The glues to seal the bag are mostly synthetic, and are petroleum based.  About 20 paper bags come from a small tree that is usually harvested when it is about 6 inches in diameter, and about 8 feet tall.  Your basic Christmas Tree.  So when you come home from the grocery store this week, think about how many trees you consumed just getting the already packaged stuff from the store to your car and then to the pantry. 

Plastic Bags use petroleum, and energy as well.  The plastic exists hundreds of years in the environment, and has the disadvantages mentioned above.  There is one hopeful answer.  There is a manufacturer who makes plastic bags out of corn.  They biodegrade and photodegrade  in about 6 months.  Perhaps a grass roots movement would allow major retailers to switch to this product.  That would give everyone a better choice. 

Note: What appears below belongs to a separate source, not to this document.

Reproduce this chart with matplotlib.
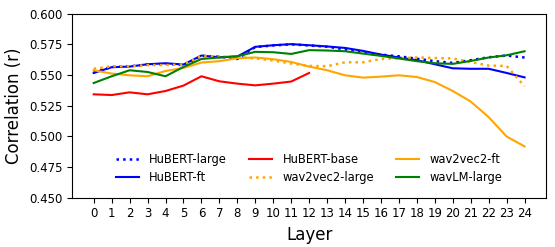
import numpy as np
import matplotlib
matplotlib.use('Agg')
import matplotlib.pyplot as plt

# Layer index 0..24
layers = list(range(25))

# Correlation per layer
hubert_large = [0.552, 0.5565, 0.557, 0.5585, 0.559, 0.558, 0.5655, 0.565, 0.563,
                0.5727, 0.574, 0.5749, 0.574, 0.573, 0.5708, 0.5688, 0.5665, 0.5652,
                0.5632, 0.5612, 0.5598, 0.562, 0.5644, 0.5658, 0.5642]
hubert_ft = [0.5516, 0.5563, 0.5568, 0.5587, 0.5595, 0.5585, 0.5658, 0.5644, 0.565,
             0.5729, 0.5742, 0.5751, 0.5742, 0.5732, 0.572, 0.5696, 0.5666, 0.5642,
             0.562, 0.5587, 0.5554, 0.555, 0.555, 0.5516, 0.548]
hubert_base = [0.5342, 0.5336, 0.5358, 0.5342, 0.5369, 0.5413, 0.5489, 0.5448,
               0.5429, 0.5415, 0.5429, 0.5446, 0.5516]
wav2vec2_large = [0.555, 0.557, 0.557, 0.558, 0.558, 0.5585, 0.5655, 0.565, 0.5645,
                  0.5635, 0.5617, 0.5593, 0.5573, 0.5571, 0.5603, 0.5603, 0.563,
                  0.5636, 0.5642, 0.5638, 0.5634, 0.5605, 0.5576, 0.5573, 0.5407]
wav2vec2_ft = [0.5538, 0.5511, 0.5497, 0.5489, 0.5532, 0.5557, 0.5601, 0.5612, 0.5636,
               0.5642, 0.5628, 0.5606, 0.5568, 0.5538, 0.5497, 0.5478, 0.5486, 0.5497,
               0.5483, 0.5442, 0.5369, 0.5283, 0.5156, 0.4998, 0.4917]
wavlm_large = [0.5434, 0.5489, 0.5538, 0.5524, 0.5489, 0.5565, 0.563, 0.5642, 0.5652,
               0.5688, 0.5685, 0.5671, 0.5702, 0.5699, 0.5693, 0.5674, 0.5655, 0.5634,
               0.5612, 0.5595, 0.559, 0.5614, 0.5642, 0.566, 0.5693]

fig = plt.figure(figsize=(5.55, 2.47), dpi=100)
ax = fig.add_axes([0.130, 0.200, 0.854, 0.745])

ax.plot(layers, hubert_large, ':', color='blue', lw=1.8, label='HuBERT-large')
ax.plot(layers, hubert_ft, '-', color='blue', lw=1.5, label='HuBERT-ft')
ax.plot(layers[:len(hubert_base)], hubert_base, '-', color='red', lw=1.5, label='HuBERT-base')
ax.plot(layers, wav2vec2_large, ':', color='orange', lw=1.8, label='wav2vec2-large')
ax.plot(layers, wav2vec2_ft, '-', color='orange', lw=1.5, label='wav2vec2-ft')
ax.plot(layers, wavlm_large, '-', color='green', lw=1.5, label='wavLM-large')

ax.set_ylim(0.45, 0.6)
ax.set_yticks([0.45, 0.475, 0.5, 0.525, 0.55, 0.575, 0.6])
ax.set_yticklabels(['0.450', '0.475', '0.500', '0.525', '0.550', '0.575', '0.600'])
ax.set_xticks(layers)
ax.tick_params(labelsize=8.5)
ax.set_xlabel('Layer', fontsize=12)
ax.set_ylabel('Correlation (r)', fontsize=12)

ax.legend(ncol=3, loc='lower center', frameon=False, fontsize=8.3,
          columnspacing=1.9, handlelength=2.0, handletextpad=0.9, labelspacing=0.4,
          borderaxespad=0.8)

fig.savefig('out.png', dpi=100)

So to answer the question Paper or plastic, the "right" answer is no thank you I have brought my own.  The realistic answer I think is Paper, it seems to do less harm in the environment, at least paper bags decompose in a much shorter period of time.  More importantly, do not keep out moisture, like plastic does.  This will help decompose what ever is contained inside. 

This discussion isn't only for groceries.  Don't just think paper and plastic at the store, think about it for yard waste, when working on your lawn or in garden, and for refuse as well. 

There is no easy practical answer, just make it a conscious choice every time you make it.  The absolute wrong answer in my opinion is "whatever."